** BEGIN **

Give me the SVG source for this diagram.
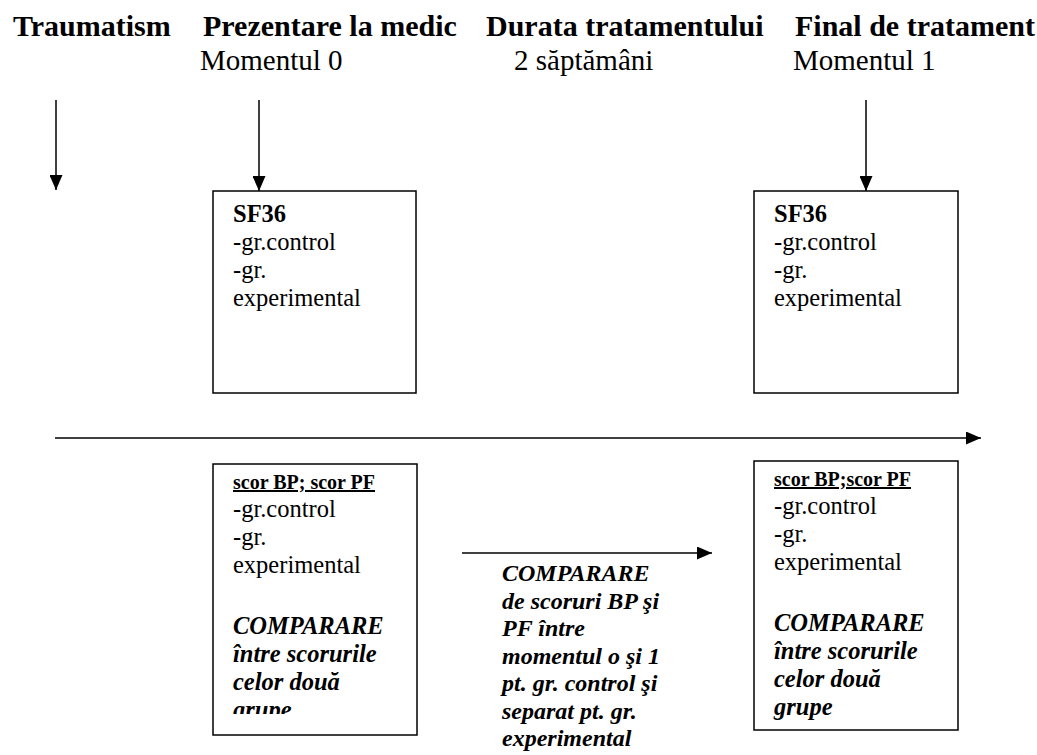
<svg xmlns="http://www.w3.org/2000/svg" width="1037" height="755" viewBox="0 0 1037 755">
<style>
.h{font-family:"Liberation Serif","Times New Roman",serif;font-size:30px;font-weight:bold;fill:#000}
.s{font-family:"Liberation Serif","Times New Roman",serif;font-size:29px;fill:#000}
.t{font-family:"Liberation Serif","Times New Roman",serif;font-size:24.5px;fill:#000}
.m{font-family:"Liberation Serif","Times New Roman",serif;font-size:24px;font-weight:bold;font-style:italic;fill:#000}
.b{font-weight:bold}
.bi{font-weight:bold;font-style:italic}
.u{font-size:20px;font-weight:bold;text-decoration:underline}
.box{fill:#fff;stroke:#000;stroke-width:1.5}
.ln{stroke:#000;stroke-width:1.5;fill:none}
</style>
<defs>
<marker id="ah" markerWidth="15" markerHeight="13" refX="15" refY="6.5" orient="auto" markerUnits="userSpaceOnUse"><path d="M0,0 L15,6.5 L0,13 z" fill="#000"/></marker>
<clipPath id="clipC"><rect x="213" y="464" width="204" height="250"/></clipPath>
</defs>
<rect width="1037" height="755" fill="#fff"/>

<g id="headers">
<text class="h" x="13" y="36">Traumatism</text>
<text class="h" x="203" y="36">Prezentare la medic</text>
<text class="h" x="486" y="36">Durata tratamentului</text>
<text class="h" x="795" y="36">Final de tratament</text>
<text class="s" x="200" y="70">Momentul 0</text>
<text class="s" x="514" y="70">2 săptămâni</text>
<text class="s" x="793" y="70">Momentul 1</text>
</g>

<g id="connectors">
<line class="ln" x1="56" y1="100" x2="56" y2="190" marker-end="url(#ah)"/>
<line class="ln" x1="259" y1="100" x2="259" y2="191" marker-end="url(#ah)"/>
<line class="ln" x1="866" y1="100" x2="866" y2="191" marker-end="url(#ah)"/>
<line class="ln" x1="55" y1="438" x2="981" y2="438" stroke-width="2" marker-end="url(#ah)"/>
<line class="ln" x1="462" y1="553" x2="712" y2="553" marker-end="url(#ah)"/>
</g>

<g id="boxA">
<rect class="box" x="213" y="191" width="203" height="202"/>
<text class="t" x="233"><tspan class="b" x="233" y="222">SF36</tspan><tspan x="233" y="250">-gr.control</tspan><tspan x="233" y="278">-gr.</tspan><tspan x="233" y="306">experimental</tspan></text>
</g>

<g id="boxB">
<rect class="box" x="754" y="191" width="204" height="202"/>
<text class="t" x="774"><tspan class="b" x="774" y="222">SF36</tspan><tspan x="774" y="250">-gr.control</tspan><tspan x="774" y="278">-gr.</tspan><tspan x="774" y="306">experimental</tspan></text>
</g>

<g id="boxC">
<rect class="box" x="213" y="464" width="204" height="271"/>
<g clip-path="url(#clipC)">
<text class="t" x="233"><tspan class="u" x="233" y="489">scor BP; scor PF</tspan><tspan x="233" y="517">-gr.control</tspan><tspan x="233" y="545">-gr.</tspan><tspan x="233" y="573">experimental</tspan><tspan class="bi" x="233" y="634">COMPARARE</tspan><tspan class="bi" x="233" y="662">între scorurile</tspan><tspan class="bi" x="233" y="690">celor două</tspan><tspan class="bi" x="233" y="718">grupe</tspan></text>
</g>
</g>

<g id="boxD">
<rect class="box" x="754" y="461" width="204" height="269"/>
<text class="t" x="774"><tspan class="u" x="774" y="486">scor BP;scor PF</tspan><tspan x="774" y="514">-gr.control</tspan><tspan x="774" y="542">-gr.</tspan><tspan x="774" y="570">experimental</tspan><tspan class="bi" x="774" y="631">COMPARARE</tspan><tspan class="bi" x="774" y="659">între scorurile</tspan><tspan class="bi" x="774" y="687">celor două</tspan><tspan class="bi" x="774" y="715">grupe</tspan></text>
</g>

<g id="middleText">
<text class="m" x="502"><tspan x="502" y="581">COMPARARE</tspan><tspan x="502" y="608.5">de scoruri BP şi</tspan><tspan x="502" y="636">PF între</tspan><tspan x="502" y="663.5">momentul o şi 1</tspan><tspan x="502" y="691">pt. gr. control şi</tspan><tspan x="502" y="718.5">separat pt. gr.</tspan><tspan x="502" y="746">experimental</tspan></text>
</g>
</svg>
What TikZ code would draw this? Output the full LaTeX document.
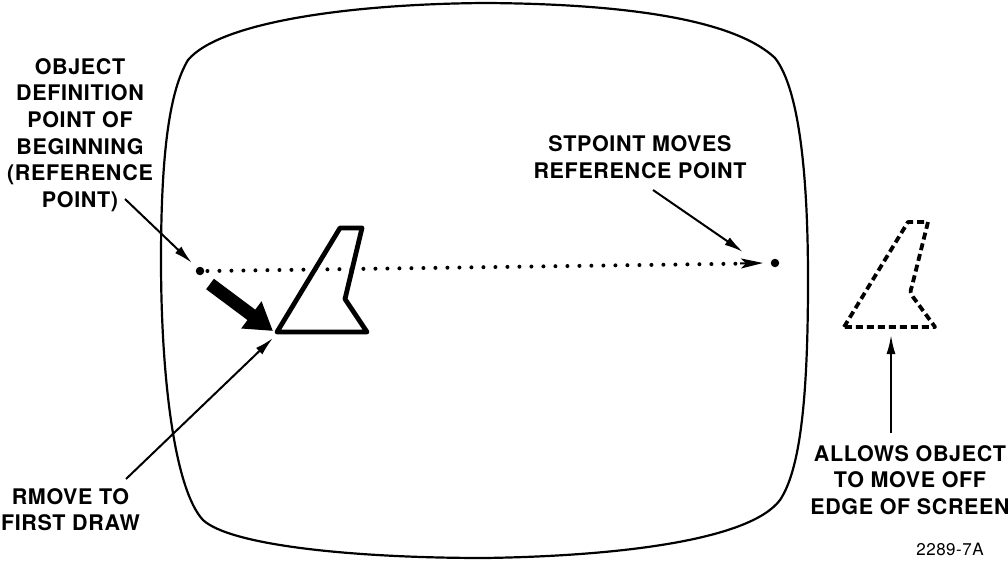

** END **

WRITTEN PROBLEM -
Give back all entries exactly. No pictures belong in the copy.

OUTPUT BELOW -
Give me the SVG source for this diagram.
<svg xmlns="http://www.w3.org/2000/svg" width="1037" height="755" viewBox="0 0 1037 755">
<style>
.h{font-family:"Liberation Serif","Times New Roman",serif;font-size:30px;font-weight:bold;fill:#000}
.s{font-family:"Liberation Serif","Times New Roman",serif;font-size:29px;fill:#000}
.t{font-family:"Liberation Serif","Times New Roman",serif;font-size:24.5px;fill:#000}
.m{font-family:"Liberation Serif","Times New Roman",serif;font-size:24px;font-weight:bold;font-style:italic;fill:#000}
.b{font-weight:bold}
.bi{font-weight:bold;font-style:italic}
.u{font-size:20px;font-weight:bold;text-decoration:underline}
.box{fill:#fff;stroke:#000;stroke-width:1.5}
.ln{stroke:#000;stroke-width:1.5;fill:none}
</style>
<defs>
<marker id="ah" markerWidth="15" markerHeight="13" refX="15" refY="6.5" orient="auto" markerUnits="userSpaceOnUse"><path d="M0,0 L15,6.5 L0,13 z" fill="#000"/></marker>
<clipPath id="clipC"><rect x="213" y="464" width="204" height="250"/></clipPath>
</defs>
<rect width="1037" height="755" fill="#fff"/>

<g id="headers">
<text class="h" x="13" y="36">Traumatism</text>
<text class="h" x="203" y="36">Prezentare la medic</text>
<text class="h" x="486" y="36">Durata tratamentului</text>
<text class="h" x="795" y="36">Final de tratament</text>
<text class="s" x="200" y="70">Momentul 0</text>
<text class="s" x="514" y="70">2 săptămâni</text>
<text class="s" x="793" y="70">Momentul 1</text>
</g>

<g id="connectors">
<line class="ln" x1="56" y1="100" x2="56" y2="190" marker-end="url(#ah)"/>
<line class="ln" x1="259" y1="100" x2="259" y2="191" marker-end="url(#ah)"/>
<line class="ln" x1="866" y1="100" x2="866" y2="191" marker-end="url(#ah)"/>
<line class="ln" x1="55" y1="438" x2="981" y2="438" stroke-width="2" marker-end="url(#ah)"/>
<line class="ln" x1="462" y1="553" x2="712" y2="553" marker-end="url(#ah)"/>
</g>

<g id="boxA">
<rect class="box" x="213" y="191" width="203" height="202"/>
<text class="t" x="233"><tspan class="b" x="233" y="222">SF36</tspan><tspan x="233" y="250">-gr.control</tspan><tspan x="233" y="278">-gr.</tspan><tspan x="233" y="306">experimental</tspan></text>
</g>

<g id="boxB">
<rect class="box" x="754" y="191" width="204" height="202"/>
<text class="t" x="774"><tspan class="b" x="774" y="222">SF36</tspan><tspan x="774" y="250">-gr.control</tspan><tspan x="774" y="278">-gr.</tspan><tspan x="774" y="306">experimental</tspan></text>
</g>

<g id="boxC">
<rect class="box" x="213" y="464" width="204" height="271"/>
<g clip-path="url(#clipC)">
<text class="t" x="233"><tspan class="u" x="233" y="489">scor BP; scor PF</tspan><tspan x="233" y="517">-gr.control</tspan><tspan x="233" y="545">-gr.</tspan><tspan x="233" y="573">experimental</tspan><tspan class="bi" x="233" y="634">COMPARARE</tspan><tspan class="bi" x="233" y="662">între scorurile</tspan><tspan class="bi" x="233" y="690">celor două</tspan><tspan class="bi" x="233" y="718">grupe</tspan></text>
</g>
</g>

<g id="boxD">
<rect class="box" x="754" y="461" width="204" height="269"/>
<text class="t" x="774"><tspan class="u" x="774" y="486">scor BP;scor PF</tspan><tspan x="774" y="514">-gr.control</tspan><tspan x="774" y="542">-gr.</tspan><tspan x="774" y="570">experimental</tspan><tspan class="bi" x="774" y="631">COMPARARE</tspan><tspan class="bi" x="774" y="659">între scorurile</tspan><tspan class="bi" x="774" y="687">celor două</tspan><tspan class="bi" x="774" y="715">grupe</tspan></text>
</g>

<g id="middleText">
<text class="m" x="502"><tspan x="502" y="581">COMPARARE</tspan><tspan x="502" y="608.5">de scoruri BP şi</tspan><tspan x="502" y="636">PF între</tspan><tspan x="502" y="663.5">momentul o şi 1</tspan><tspan x="502" y="691">pt. gr. control şi</tspan><tspan x="502" y="718.5">separat pt. gr.</tspan><tspan x="502" y="746">experimental</tspan></text>
</g>
</svg>
What TikZ code would draw this? Output the full LaTeX document.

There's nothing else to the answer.